En una noche inspiradora, salió el poeta a pasear por el campo y al encontrarse con un labrador que contemplaba la belleza de esa noche de clara luna, le dijo:

—¡Por lo visto eres amante de la belleza! ¡No sabes cuánto gusto me das! Sin duda ya habrás admirado también los dorados dedos de la aurora cuando tejen su filigrana de luz mientras Febo asoma su luminoso rostro tras el horizonte, o los islotes nacarados y bermejos que sobrenadan sobre el fuego de aquel lago cuando recibe lánguidamente el tierno beso de los rayos fúlgidos del sol poniente, o los blancos jirones de las nubes que persiguen a la luna esquiva en medio de la calma nocturnal, ¿no es cierto?

—Mire… no —le respondió el campesino—. La verdad… la verdad es que soy nuevo aquí… ¡así que no sé nada de eso!

El poeta trató de comunicarse con el indocto agricultor, pero su objetivo fracasó. Las formas literarias que empleó no estaban a la altura de la capacidad de comprensión del humilde campesino, y por eso el diálogo quedó interrumpido en forma brusca e inesperada.

Este incidente jocoso (evidentemente imaginario) se repite con frecuencia en nuestras iglesias. Cuántas veces como predicadores, fracasamos en nuestro esfuerzo de comunicar el mensaje de Dios.

En una pequeña iglesia rural predicaba cierta vez un joven aspirante al ministerio. En su elocuente disertación empleó neologismos y vocablos técnicos, analizó la semántica de algunas expresiones, en un esfuerzo censurable para lucir sus conocimientos de psicología. Uno de los oyentes, desilusionado con esa inoportuna exposición del predicador, dirigiéndose al anciano, le dijo:

—¡Este pasto es demasiado alto! ¡Las ovejas no lo pueden alcanzar!

¿Qué opinión tendríamos de un médico que al dirigirse a sus pacientes les hablase de patología psicosomática, síntomas escorbúticos o hiperplasia linfoide?

¿Qué impresión tendríamos como laicos si escuchásemos al pastor divagar durante media hora sobre las pruebas ontológicas de la existencia de Dios? ¿Qué bendiciones recibirían los pecadores de una exposición erudita de enseñanzas escatológicas de los profetas post-exílicos, de un análisis técnico de los aspectos legalistas de la justificación?

¡Ese pasto es demasiado alto! ¡Las ovejas no pueden alcanzarlo!

El púlpito, ya escribimos en otro editorial, no es el lugar apropiado para la exhibición pedante y sofisticada de una oratoria ornamental.

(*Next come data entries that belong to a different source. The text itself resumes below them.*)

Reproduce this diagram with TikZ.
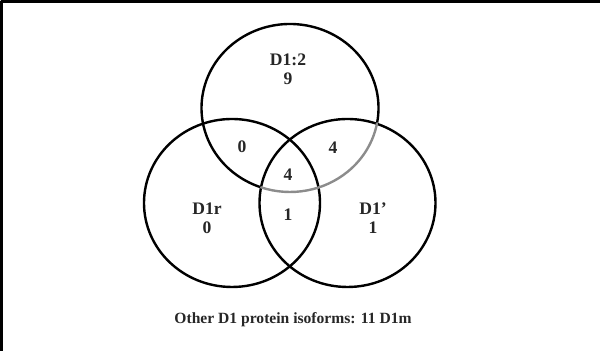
\documentclass[tikz,border=0pt]{standalone}
\usepackage{fontspec}
\setmainfont{Liberation Serif}
\usepackage{xcolor}
\usepackage{tikz}
\usetikzlibrary{positioning}
\definecolor{vennline}{HTML}{000000}
\definecolor{venngray}{HTML}{8C8C8C}
\tikzset{
every picture/.style={line cap=round,line join=round},
venn ring/.style={draw=vennline, line width=1.2pt},
venn shade/.style={draw=venngray, line width=1.2pt},
venn label/.style={font=\bfseries\fontsize{8.8}{9.5}\selectfont, text=black!85, align=center, inner sep=0pt},
venn note/.style={venn label, font=\bfseries\fontsize{7.8}{9}\selectfont},
frame line/.style={draw=vennline, line width=1.3pt, line cap=butt}
}
\begin{document}
\begin{tikzpicture}[x=0.5pt,y=0.5pt]
\useasboundingbox (0,0) rectangle (600,351);
\draw[frame line] (1.5,0) -- (1.5,349.5) -- (600,349.5);
% the three sets
\draw[venn ring] (232,148) ellipse [x radius=88, y radius=84];
\draw[venn ring] (347.5,148) ellipse [x radius=88, y radius=84];
\draw[venn ring] (290,243) ++(-10.5:88.5 and 84) arc[start angle=-10.5, end angle=250.9, x radius=88.5, y radius=84];
\draw[venn shade] (290,243) ++(-109.1:88.5 and 84) arc[start angle=-109.1, end angle=-10.5, x radius=88.5, y radius=84];
% counts
\node[venn label] (d12) at (288,282) {D1:2\\9};
\node[venn label] (dr) at (207,132.5) {D1r\\0};
\node[venn label] (dp) at (373,132.5) {D1’\\1};
\node[venn label] (d12dr) at (242,204) {0};
\node[venn label] (d12dp) at (333,203) {4};
\node[venn label] (core) at (288,176) {4};
\node[venn label] (drdp) at (288,136) {1};
\node[venn note] (others) at (293,31) {Other D1 protein isoforms: 11 D1m};
\end{tikzpicture}
\end{document}
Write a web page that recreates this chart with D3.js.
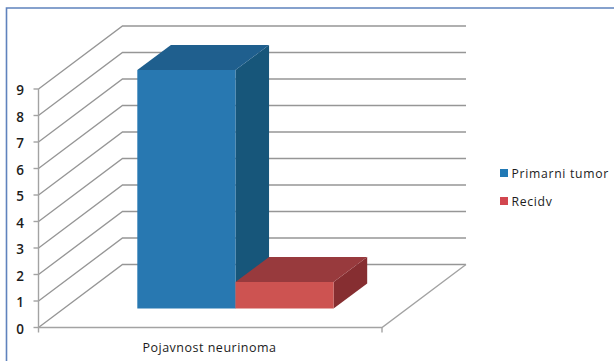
<!DOCTYPE html>
<html>
<head>
<meta charset="utf-8">
<script src="https://cdnjs.cloudflare.com/ajax/libs/d3/7.8.5/d3.min.js"></script>
<style>
  html, body { margin: 0; padding: 0; background: #fff; }
  svg { display: block; }
  text { font-family: "Open Sans", "Noto Sans", sans-serif; fill: #1c1c1c; }
</style>
</head>
<body>
<svg id="chart" width="614" height="361"></svg>
<script>
// Chart content
const categories = ["Pojavnost neurinoma"];
const seriesNames = ["Primarni tumor", "Recidv"];
const primaryValues = [9];
const recurrenceValues = [1];
const yTicks = [0, 1, 2, 3, 4, 5, 6, 7, 8, 9];

const frontColors = ["#2878b1", "#cd5351"];
const topColors = ["#1f5f8e", "#983a3d"];
const sideColors = ["#17567a", "#862e31"];

const svg = d3.select("#chart");

// Oblique 3D box: wall is pushed back by (depthX, depthY) from the front plane
const depthX = 84, depthY = -63;
const y = d3.scaleLinear().domain([0, 9]).range([327.5, 89]);
const x = d3.scaleBand().domain(seriesNames).range([38.5, 382])
  .paddingInner(0).paddingOuter(0.75);
const project = (px, value, depth) => [px + depthX * depth, y(value) + depthY * depth];
const poly = pts => d3.line()(pts) + "Z";

// Outer frame, open toward the bottom and right edges of the page
svg.append("path")
  .attr("d", "M6.5,361V8H614")
  .attr("fill", "none").attr("stroke", "#5f82bd").attr("stroke-width", 1.6);

// Gridlines along the side wall and back wall
const grid = svg.append("g").attr("fill", "none")
  .attr("stroke", "#969696").attr("stroke-width", 1.35);
yTicks.forEach(t => {
  grid.append("path").attr("d", d3.line()([
    project(38.5, t, 0), project(38.5, t, 1), project(382, t, 1)
  ]));
});

// Floor edges and the vertical axis
const axis = svg.append("g").attr("fill", "none")
  .attr("stroke", "#a3a3a3").attr("stroke-width", 1.4);
axis.append("path").attr("d", d3.line()([
  project(38.5, 0, 0), project(382, 0, 0), project(382, 0, 1)
]));
axis.append("path").attr("d", d3.line()([project(38.5, 9, 0), project(38.5, 0, 0)]));
axis.append("path").attr("d", `M382,${y(0)}v5`);
axis.append("path").attr("d", `M38.5,${y(0)}v5`);
yTicks.forEach(t => {
  axis.append("path").attr("d", `M33.5,${y(t)}H38.5`);
});

// Value labels
svg.append("g").selectAll("text").data(yTicks).join("text")
  .attr("x", 20).attr("y", d => y(d) + 1.2)
  .attr("text-anchor", "middle").attr("dominant-baseline", "central")
  .attr("font-size", 13.5).attr("font-weight", 600)
  .text(d => d);

// Bars: each one occupies the middle 40% of the floor depth
const near = 0.3, far = 0.7;
const bars = seriesNames.map((name, i) => ({
  name, i, value: i === 0 ? primaryValues[0] : recurrenceValues[0]
}));
const barGroups = svg.append("g").selectAll("g").data(bars).join("g");
barGroups.each(function (d) {
  const g = d3.select(this);
  const x0 = x(d.name), x1 = x0 + x.bandwidth();
  g.append("path").attr("fill", sideColors[d.i]).attr("d", poly([
    project(x1, 0, near), project(x1, 0, far), project(x1, d.value, far), project(x1, d.value, near)
  ]));
  g.append("path").attr("fill", topColors[d.i]).attr("d", poly([
    project(x0, d.value, near), project(x0, d.value, far), project(x1, d.value, far), project(x1, d.value, near)
  ]));
  g.append("path").attr("fill", frontColors[d.i]).attr("d", poly([
    project(x0, 0, near), project(x0, d.value, near), project(x1, d.value, near), project(x1, 0, near)
  ]));
});

// Category label
svg.append("text").attr("x", 209.5).attr("y", 352)
  .attr("text-anchor", "middle").attr("font-size", 12.5).attr("letter-spacing", 0.5)
  .text(categories[0]);

// Legend
const legendY = [173, 201];
const legend = svg.append("g").selectAll("g").data(seriesNames).join("g")
  .attr("transform", (d, i) => `translate(500,${legendY[i]})`);
legend.append("rect").attr("x", 0).attr("y", -4).attr("width", 8).attr("height", 8)
  .attr("fill", (d, i) => i === 0 ? "#2179b5" : "#d2464f");
legend.append("text").attr("x", 11.5).attr("y", 0)
  .attr("dominant-baseline", "central")
  .attr("font-size", 12.2).attr("letter-spacing", 0.7)
  .text(d => d);
</script>
</body>
</html>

Algunos predicadores, especialmente los jóvenes, con frecuencia ceden a la tentación de predicar valiéndose de términos rebuscados y expresiones altisonantes.

Nos resulta relevante el ejemplo de Pablo, el más erudito de los predicadores de la iglesia neotestamentaria:

“Así que, hermanos, cuando fui a vosotros, no fui con altivez de palabra, o de sabiduría, a anunciaros el testimonio de Cristo. Y ni mi palabra ni mi predicación fue con palabras persuasivas de humana sabiduría, mas con demostración del Espíritu y de poder” (1 Cor. 2:1, 4).

Escribiendo sobre la sencillez en la predicación, el Dr. T. de Witt Talmage se expresó de la siguiente manera: “Debemos presentarnos en el lenguaje común, si no el pueblo no nos recibirá ni nos entenderá… Todo joven que ingrese en el ministerio debe conocer la terminología teológica; sin embargo, no debe emplearla ante el pueblo. Después que ingresamos en el ministerio, pasamos los diez primeros años haciendo oír al pueblo lo que nosotros sabemos; los diez años siguientes, consiguiendo que ellos sepan tanto como nosotros; y otros diez años descubriendo que ni ellos ni nosotros sabemos lo suficiente”.

Uno de los factores importantes del gran poder de Spurgeon, el “príncipe de la predicación”, era el lenguaje conciso, agudo y sencillo que siempre usaba.

Como mensajeros de Dios, debemos presentar en forma clara y sencilla la verdad tal como es en Jesús. Debemos encaminar a los pecadores a Cristo como lo hizo el apóstol precursor, y con sencillez y fervor, anunciar: “¡He aquí el Cordero de Dios, que quita el pecado del mundo!”